**WRITTEN TASK:**
Print exactly the lines from the first one down to the line containing "width=5.67cm,minimum height=6.01cm] (p3)", both ends included, with no pictures and nothing else.

**DATASET EXCERPT:**
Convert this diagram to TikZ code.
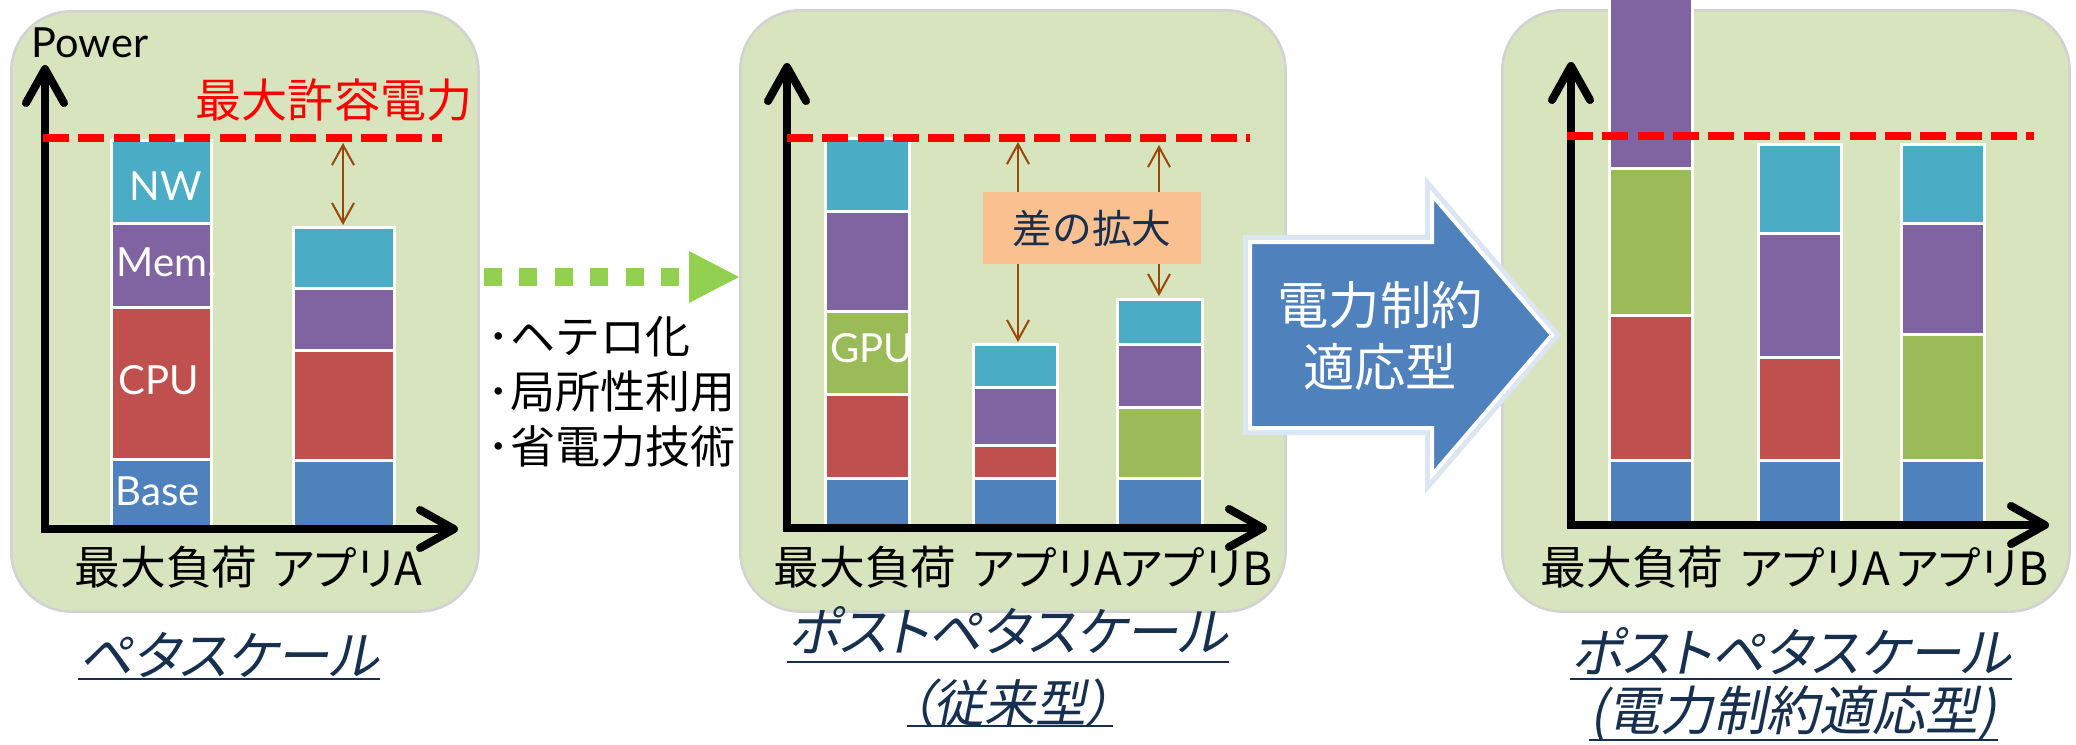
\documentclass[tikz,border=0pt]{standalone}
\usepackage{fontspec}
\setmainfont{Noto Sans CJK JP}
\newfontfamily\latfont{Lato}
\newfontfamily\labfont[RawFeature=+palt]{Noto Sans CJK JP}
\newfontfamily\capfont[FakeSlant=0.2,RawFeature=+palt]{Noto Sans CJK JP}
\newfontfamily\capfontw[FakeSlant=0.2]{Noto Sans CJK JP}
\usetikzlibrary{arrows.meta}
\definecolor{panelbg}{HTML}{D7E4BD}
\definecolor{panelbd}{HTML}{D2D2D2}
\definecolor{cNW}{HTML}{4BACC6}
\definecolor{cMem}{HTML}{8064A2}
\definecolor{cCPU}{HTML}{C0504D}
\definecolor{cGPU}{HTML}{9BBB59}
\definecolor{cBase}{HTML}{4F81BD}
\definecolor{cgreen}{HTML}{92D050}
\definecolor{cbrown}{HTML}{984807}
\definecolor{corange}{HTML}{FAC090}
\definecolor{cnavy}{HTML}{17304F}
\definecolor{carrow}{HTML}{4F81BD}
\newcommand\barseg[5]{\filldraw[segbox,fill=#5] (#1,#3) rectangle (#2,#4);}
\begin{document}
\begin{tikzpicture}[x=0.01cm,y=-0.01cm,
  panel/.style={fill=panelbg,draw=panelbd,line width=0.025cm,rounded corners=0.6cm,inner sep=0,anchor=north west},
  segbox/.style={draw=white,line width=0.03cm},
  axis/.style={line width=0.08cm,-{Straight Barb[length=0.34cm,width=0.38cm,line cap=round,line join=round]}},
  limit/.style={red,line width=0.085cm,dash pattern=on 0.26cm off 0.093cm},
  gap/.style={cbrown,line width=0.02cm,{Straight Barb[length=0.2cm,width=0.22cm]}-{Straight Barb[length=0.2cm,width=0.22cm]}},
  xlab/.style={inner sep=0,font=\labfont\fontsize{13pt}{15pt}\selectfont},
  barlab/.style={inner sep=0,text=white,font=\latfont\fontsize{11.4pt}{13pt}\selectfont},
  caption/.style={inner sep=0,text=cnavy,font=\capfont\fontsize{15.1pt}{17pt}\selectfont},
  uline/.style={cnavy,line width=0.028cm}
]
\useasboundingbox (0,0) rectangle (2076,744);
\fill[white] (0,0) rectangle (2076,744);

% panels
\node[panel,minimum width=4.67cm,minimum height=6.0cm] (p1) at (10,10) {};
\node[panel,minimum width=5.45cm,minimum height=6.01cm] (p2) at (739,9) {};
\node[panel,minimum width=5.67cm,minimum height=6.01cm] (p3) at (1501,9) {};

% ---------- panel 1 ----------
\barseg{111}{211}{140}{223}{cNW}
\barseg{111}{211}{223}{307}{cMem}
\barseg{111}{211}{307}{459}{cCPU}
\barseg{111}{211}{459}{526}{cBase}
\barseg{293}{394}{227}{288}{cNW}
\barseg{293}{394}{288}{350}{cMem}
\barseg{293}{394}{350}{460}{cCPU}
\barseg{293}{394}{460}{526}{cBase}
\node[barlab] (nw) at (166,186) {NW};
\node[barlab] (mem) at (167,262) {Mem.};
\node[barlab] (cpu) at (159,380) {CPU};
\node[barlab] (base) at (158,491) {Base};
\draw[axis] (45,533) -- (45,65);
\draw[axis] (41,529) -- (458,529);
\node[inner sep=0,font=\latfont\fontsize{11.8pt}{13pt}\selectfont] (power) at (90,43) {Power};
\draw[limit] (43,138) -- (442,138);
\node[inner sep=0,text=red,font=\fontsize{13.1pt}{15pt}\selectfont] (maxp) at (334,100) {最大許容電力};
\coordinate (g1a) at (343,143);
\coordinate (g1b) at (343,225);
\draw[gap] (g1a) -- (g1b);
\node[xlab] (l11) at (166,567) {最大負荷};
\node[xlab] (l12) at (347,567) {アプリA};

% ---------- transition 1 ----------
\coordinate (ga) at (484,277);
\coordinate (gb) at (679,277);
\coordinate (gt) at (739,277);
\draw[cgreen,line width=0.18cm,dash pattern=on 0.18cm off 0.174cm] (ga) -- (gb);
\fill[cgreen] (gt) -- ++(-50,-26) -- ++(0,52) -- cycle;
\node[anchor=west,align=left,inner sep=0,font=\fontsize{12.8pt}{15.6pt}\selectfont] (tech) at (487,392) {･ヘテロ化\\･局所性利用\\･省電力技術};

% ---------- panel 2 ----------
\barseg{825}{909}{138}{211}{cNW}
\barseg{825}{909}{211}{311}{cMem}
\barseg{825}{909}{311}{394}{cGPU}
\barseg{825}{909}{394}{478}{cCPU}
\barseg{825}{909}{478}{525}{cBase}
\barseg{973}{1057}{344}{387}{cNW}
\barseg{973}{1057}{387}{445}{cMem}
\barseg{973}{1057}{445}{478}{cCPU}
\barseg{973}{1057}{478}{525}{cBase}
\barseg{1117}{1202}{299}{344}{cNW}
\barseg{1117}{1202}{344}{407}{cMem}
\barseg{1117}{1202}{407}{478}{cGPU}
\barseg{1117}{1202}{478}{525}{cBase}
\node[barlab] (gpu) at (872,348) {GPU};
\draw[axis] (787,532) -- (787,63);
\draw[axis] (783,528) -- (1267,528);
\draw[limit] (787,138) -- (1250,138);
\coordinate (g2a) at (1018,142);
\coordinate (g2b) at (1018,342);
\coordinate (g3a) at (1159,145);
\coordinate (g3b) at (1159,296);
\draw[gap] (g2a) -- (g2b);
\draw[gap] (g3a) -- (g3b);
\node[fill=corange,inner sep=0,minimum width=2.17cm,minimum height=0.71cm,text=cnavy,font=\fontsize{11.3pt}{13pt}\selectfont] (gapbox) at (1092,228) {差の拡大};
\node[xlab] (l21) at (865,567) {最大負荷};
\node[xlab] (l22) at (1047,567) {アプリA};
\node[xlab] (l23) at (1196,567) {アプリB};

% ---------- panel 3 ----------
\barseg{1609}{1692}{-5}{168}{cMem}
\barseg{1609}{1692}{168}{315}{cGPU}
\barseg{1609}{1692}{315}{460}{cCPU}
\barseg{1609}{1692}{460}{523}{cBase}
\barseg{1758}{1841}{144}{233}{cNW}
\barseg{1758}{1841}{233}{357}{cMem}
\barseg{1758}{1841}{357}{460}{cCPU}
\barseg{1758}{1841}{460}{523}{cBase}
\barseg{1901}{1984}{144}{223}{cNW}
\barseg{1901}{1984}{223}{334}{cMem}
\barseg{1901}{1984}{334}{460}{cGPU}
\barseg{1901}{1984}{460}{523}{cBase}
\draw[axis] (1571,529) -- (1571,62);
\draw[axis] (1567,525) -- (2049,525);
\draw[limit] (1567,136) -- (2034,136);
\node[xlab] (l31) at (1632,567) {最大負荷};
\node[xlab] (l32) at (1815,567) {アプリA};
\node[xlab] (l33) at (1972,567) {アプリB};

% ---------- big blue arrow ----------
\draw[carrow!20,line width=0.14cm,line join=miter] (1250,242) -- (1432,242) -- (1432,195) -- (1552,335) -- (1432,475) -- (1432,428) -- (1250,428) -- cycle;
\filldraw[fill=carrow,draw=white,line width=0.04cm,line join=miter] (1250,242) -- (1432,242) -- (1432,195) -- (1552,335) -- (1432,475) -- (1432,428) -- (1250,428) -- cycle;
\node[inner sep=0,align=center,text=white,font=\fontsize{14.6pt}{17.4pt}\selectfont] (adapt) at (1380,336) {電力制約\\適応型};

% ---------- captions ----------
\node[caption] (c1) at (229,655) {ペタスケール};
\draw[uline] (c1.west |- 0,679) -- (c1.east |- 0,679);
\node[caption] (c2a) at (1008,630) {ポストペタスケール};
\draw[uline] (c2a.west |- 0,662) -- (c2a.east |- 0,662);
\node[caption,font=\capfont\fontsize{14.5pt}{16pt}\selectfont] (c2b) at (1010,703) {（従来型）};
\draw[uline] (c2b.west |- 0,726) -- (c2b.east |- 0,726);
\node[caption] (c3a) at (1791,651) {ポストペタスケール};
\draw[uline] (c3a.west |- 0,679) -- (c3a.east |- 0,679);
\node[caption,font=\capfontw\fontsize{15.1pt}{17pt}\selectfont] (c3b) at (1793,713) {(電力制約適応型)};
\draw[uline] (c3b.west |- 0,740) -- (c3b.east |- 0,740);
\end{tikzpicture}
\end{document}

**WRITTEN SOLUTION:**
Convert this diagram to TikZ code.
\documentclass[tikz,border=0pt]{standalone}
\usepackage{fontspec}
\setmainfont{Noto Sans CJK JP}
\newfontfamily\latfont{Lato}
\newfontfamily\labfont[RawFeature=+palt]{Noto Sans CJK JP}
\newfontfamily\capfont[FakeSlant=0.2,RawFeature=+palt]{Noto Sans CJK JP}
\newfontfamily\capfontw[FakeSlant=0.2]{Noto Sans CJK JP}
\usetikzlibrary{arrows.meta}
\definecolor{panelbg}{HTML}{D7E4BD}
\definecolor{panelbd}{HTML}{D2D2D2}
\definecolor{cNW}{HTML}{4BACC6}
\definecolor{cMem}{HTML}{8064A2}
\definecolor{cCPU}{HTML}{C0504D}
\definecolor{cGPU}{HTML}{9BBB59}
\definecolor{cBase}{HTML}{4F81BD}
\definecolor{cgreen}{HTML}{92D050}
\definecolor{cbrown}{HTML}{984807}
\definecolor{corange}{HTML}{FAC090}
\definecolor{cnavy}{HTML}{17304F}
\definecolor{carrow}{HTML}{4F81BD}
\newcommand\barseg[5]{\filldraw[segbox,fill=#5] (#1,#3) rectangle (#2,#4);}
\begin{document}
\begin{tikzpicture}[x=0.01cm,y=-0.01cm,
  panel/.style={fill=panelbg,draw=panelbd,line width=0.025cm,rounded corners=0.6cm,inner sep=0,anchor=north west},
  segbox/.style={draw=white,line width=0.03cm},
  axis/.style={line width=0.08cm,-{Straight Barb[length=0.34cm,width=0.38cm,line cap=round,line join=round]}},
  limit/.style={red,line width=0.085cm,dash pattern=on 0.26cm off 0.093cm},
  gap/.style={cbrown,line width=0.02cm,{Straight Barb[length=0.2cm,width=0.22cm]}-{Straight Barb[length=0.2cm,width=0.22cm]}},
  xlab/.style={inner sep=0,font=\labfont\fontsize{13pt}{15pt}\selectfont},
  barlab/.style={inner sep=0,text=white,font=\latfont\fontsize{11.4pt}{13pt}\selectfont},
  caption/.style={inner sep=0,text=cnavy,font=\capfont\fontsize{15.1pt}{17pt}\selectfont},
  uline/.style={cnavy,line width=0.028cm}
]
\useasboundingbox (0,0) rectangle (2076,744);
\fill[white] (0,0) rectangle (2076,744);

% panels
\node[panel,minimum width=4.67cm,minimum height=6.0cm] (p1) at (10,10) {};
\node[panel,minimum width=5.45cm,minimum height=6.01cm] (p2) at (739,9) {};
\node[panel,minimum width=5.67cm,minimum height=6.01cm] (p3) at (1501,9) {};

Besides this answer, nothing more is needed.